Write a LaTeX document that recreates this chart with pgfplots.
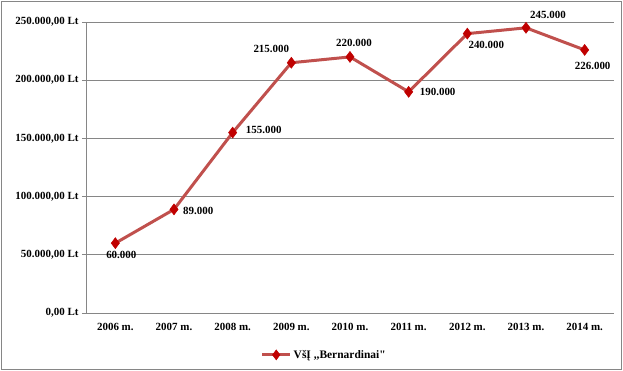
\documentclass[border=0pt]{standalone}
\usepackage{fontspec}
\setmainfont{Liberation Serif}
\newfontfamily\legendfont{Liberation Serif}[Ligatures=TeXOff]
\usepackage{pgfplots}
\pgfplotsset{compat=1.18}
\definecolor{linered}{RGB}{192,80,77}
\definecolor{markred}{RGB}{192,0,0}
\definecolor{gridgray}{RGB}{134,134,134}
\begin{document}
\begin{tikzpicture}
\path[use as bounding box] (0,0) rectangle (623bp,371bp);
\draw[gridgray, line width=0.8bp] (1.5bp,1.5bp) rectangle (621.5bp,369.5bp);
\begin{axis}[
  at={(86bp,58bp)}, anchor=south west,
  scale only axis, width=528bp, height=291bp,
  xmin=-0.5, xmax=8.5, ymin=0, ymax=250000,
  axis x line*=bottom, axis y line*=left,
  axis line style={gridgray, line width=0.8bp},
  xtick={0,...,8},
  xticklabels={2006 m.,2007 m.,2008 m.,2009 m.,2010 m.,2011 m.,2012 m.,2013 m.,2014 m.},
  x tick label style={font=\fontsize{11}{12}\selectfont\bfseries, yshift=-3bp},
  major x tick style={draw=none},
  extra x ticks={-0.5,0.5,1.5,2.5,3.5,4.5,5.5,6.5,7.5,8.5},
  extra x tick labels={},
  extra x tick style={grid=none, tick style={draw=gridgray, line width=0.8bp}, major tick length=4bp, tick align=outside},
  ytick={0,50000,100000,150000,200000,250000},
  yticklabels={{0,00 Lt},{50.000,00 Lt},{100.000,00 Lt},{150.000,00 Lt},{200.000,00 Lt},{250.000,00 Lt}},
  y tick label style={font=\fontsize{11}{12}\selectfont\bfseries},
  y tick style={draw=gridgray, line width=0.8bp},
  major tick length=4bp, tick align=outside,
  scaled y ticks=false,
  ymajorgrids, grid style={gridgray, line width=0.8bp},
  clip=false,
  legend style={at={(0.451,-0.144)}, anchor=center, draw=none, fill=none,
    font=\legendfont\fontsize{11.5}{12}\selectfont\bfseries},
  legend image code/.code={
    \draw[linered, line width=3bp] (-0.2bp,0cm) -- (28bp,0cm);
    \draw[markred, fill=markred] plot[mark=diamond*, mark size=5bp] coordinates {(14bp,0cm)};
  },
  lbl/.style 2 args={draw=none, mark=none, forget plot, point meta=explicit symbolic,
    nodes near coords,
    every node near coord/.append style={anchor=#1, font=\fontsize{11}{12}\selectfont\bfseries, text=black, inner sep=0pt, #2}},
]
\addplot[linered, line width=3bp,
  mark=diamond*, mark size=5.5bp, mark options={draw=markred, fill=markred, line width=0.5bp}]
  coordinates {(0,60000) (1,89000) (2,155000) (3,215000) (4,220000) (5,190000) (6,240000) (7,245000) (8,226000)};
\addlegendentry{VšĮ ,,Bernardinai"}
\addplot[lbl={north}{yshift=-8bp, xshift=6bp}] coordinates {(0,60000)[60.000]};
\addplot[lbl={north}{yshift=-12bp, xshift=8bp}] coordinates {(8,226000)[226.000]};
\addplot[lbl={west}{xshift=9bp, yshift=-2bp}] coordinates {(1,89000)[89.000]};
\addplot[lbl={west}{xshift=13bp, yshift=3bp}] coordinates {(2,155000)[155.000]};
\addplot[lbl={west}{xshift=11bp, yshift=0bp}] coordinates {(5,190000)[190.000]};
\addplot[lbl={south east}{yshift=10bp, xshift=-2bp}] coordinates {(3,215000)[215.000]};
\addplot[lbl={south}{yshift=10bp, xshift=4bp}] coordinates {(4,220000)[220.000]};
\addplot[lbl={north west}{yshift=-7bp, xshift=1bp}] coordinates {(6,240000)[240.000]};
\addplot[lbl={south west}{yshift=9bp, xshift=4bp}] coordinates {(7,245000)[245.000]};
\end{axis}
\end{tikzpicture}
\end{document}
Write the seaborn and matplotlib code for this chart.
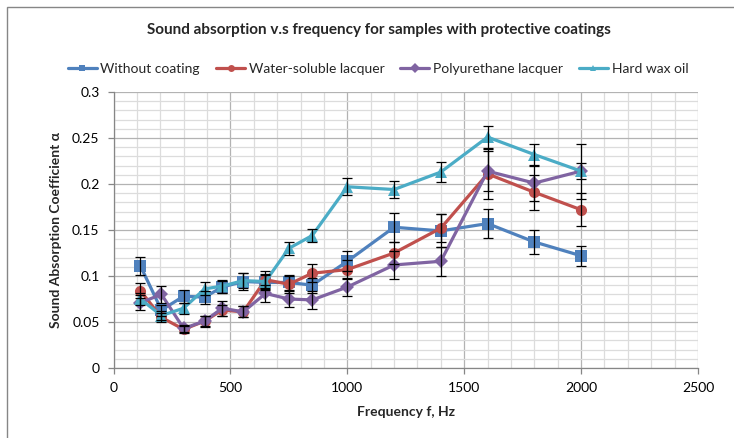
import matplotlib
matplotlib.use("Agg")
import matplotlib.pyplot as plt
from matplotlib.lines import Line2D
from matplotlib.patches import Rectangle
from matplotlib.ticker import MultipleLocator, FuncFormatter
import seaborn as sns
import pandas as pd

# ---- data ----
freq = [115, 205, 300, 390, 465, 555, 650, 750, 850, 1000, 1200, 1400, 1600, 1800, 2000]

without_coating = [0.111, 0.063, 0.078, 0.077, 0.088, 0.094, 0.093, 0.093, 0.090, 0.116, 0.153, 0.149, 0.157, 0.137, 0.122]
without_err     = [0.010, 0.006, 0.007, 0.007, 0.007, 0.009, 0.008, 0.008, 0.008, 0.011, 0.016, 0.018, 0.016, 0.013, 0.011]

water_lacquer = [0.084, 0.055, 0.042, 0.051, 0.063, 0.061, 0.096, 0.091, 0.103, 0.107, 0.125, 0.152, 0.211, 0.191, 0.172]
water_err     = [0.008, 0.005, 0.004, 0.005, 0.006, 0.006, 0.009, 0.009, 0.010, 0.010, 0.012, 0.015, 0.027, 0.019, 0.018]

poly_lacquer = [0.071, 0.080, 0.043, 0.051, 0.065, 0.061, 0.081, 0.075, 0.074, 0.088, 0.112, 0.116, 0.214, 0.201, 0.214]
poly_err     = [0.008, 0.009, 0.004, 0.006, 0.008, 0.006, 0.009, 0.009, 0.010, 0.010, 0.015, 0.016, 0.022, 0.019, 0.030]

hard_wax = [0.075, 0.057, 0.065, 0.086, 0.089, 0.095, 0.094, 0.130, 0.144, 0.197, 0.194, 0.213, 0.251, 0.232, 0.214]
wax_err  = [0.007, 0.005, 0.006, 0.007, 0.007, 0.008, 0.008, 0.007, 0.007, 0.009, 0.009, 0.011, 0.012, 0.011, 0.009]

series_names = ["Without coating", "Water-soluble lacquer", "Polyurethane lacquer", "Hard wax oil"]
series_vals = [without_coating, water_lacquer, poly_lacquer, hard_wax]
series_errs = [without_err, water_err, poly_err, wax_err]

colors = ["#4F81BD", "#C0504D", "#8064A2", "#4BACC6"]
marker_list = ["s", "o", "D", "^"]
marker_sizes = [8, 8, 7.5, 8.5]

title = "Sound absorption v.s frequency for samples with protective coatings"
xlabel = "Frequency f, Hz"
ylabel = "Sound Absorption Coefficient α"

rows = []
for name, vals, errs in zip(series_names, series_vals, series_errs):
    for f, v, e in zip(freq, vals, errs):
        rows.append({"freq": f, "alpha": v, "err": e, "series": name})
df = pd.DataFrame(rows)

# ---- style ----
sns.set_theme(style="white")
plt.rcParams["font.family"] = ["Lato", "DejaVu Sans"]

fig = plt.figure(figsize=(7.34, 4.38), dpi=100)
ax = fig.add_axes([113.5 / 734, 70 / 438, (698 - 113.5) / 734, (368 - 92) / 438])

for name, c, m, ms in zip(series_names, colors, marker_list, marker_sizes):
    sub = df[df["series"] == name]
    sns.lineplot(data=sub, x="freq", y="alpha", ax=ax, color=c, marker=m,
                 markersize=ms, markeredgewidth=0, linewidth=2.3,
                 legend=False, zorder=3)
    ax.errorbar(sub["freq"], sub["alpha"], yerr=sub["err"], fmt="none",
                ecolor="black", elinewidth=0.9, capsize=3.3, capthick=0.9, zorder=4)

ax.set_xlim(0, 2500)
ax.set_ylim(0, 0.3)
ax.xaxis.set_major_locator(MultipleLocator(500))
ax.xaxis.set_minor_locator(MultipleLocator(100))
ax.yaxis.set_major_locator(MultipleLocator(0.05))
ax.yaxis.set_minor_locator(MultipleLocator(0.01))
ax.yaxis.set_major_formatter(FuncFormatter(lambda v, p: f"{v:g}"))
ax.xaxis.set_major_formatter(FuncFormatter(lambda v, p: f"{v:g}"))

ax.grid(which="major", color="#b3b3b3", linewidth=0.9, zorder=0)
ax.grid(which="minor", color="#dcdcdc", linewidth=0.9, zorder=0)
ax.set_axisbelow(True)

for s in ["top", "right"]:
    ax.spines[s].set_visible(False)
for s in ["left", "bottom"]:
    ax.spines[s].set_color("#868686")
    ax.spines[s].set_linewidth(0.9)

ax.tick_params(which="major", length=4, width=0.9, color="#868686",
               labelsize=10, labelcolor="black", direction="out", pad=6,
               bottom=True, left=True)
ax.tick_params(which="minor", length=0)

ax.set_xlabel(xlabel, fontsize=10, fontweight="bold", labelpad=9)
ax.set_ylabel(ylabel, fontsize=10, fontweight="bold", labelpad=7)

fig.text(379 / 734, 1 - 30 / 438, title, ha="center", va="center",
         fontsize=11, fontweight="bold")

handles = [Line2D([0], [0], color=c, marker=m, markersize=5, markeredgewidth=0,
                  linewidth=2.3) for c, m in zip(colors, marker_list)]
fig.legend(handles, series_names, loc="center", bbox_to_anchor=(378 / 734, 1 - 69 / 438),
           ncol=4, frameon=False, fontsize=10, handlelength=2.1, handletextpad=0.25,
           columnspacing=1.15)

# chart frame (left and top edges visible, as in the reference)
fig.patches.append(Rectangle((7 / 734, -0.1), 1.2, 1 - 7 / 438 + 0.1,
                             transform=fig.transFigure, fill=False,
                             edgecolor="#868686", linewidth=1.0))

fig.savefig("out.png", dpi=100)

- **STATED PROBLEM**
Above are some records. Output exactly the lines from the one that contains "Write the seaborn" to the one that contains "0.027, 0.019, 0.018]", keeping both, and omit the pictures.

- **SOLUTION BELOW**
Write the seaborn and matplotlib code for this chart.
import matplotlib
matplotlib.use("Agg")
import matplotlib.pyplot as plt
from matplotlib.lines import Line2D
from matplotlib.patches import Rectangle
from matplotlib.ticker import MultipleLocator, FuncFormatter
import seaborn as sns
import pandas as pd

# ---- data ----
freq = [115, 205, 300, 390, 465, 555, 650, 750, 850, 1000, 1200, 1400, 1600, 1800, 2000]

without_coating = [0.111, 0.063, 0.078, 0.077, 0.088, 0.094, 0.093, 0.093, 0.090, 0.116, 0.153, 0.149, 0.157, 0.137, 0.122]
without_err     = [0.010, 0.006, 0.007, 0.007, 0.007, 0.009, 0.008, 0.008, 0.008, 0.011, 0.016, 0.018, 0.016, 0.013, 0.011]

water_lacquer = [0.084, 0.055, 0.042, 0.051, 0.063, 0.061, 0.096, 0.091, 0.103, 0.107, 0.125, 0.152, 0.211, 0.191, 0.172]
water_err     = [0.008, 0.005, 0.004, 0.005, 0.006, 0.006, 0.009, 0.009, 0.010, 0.010, 0.012, 0.015, 0.027, 0.019, 0.018]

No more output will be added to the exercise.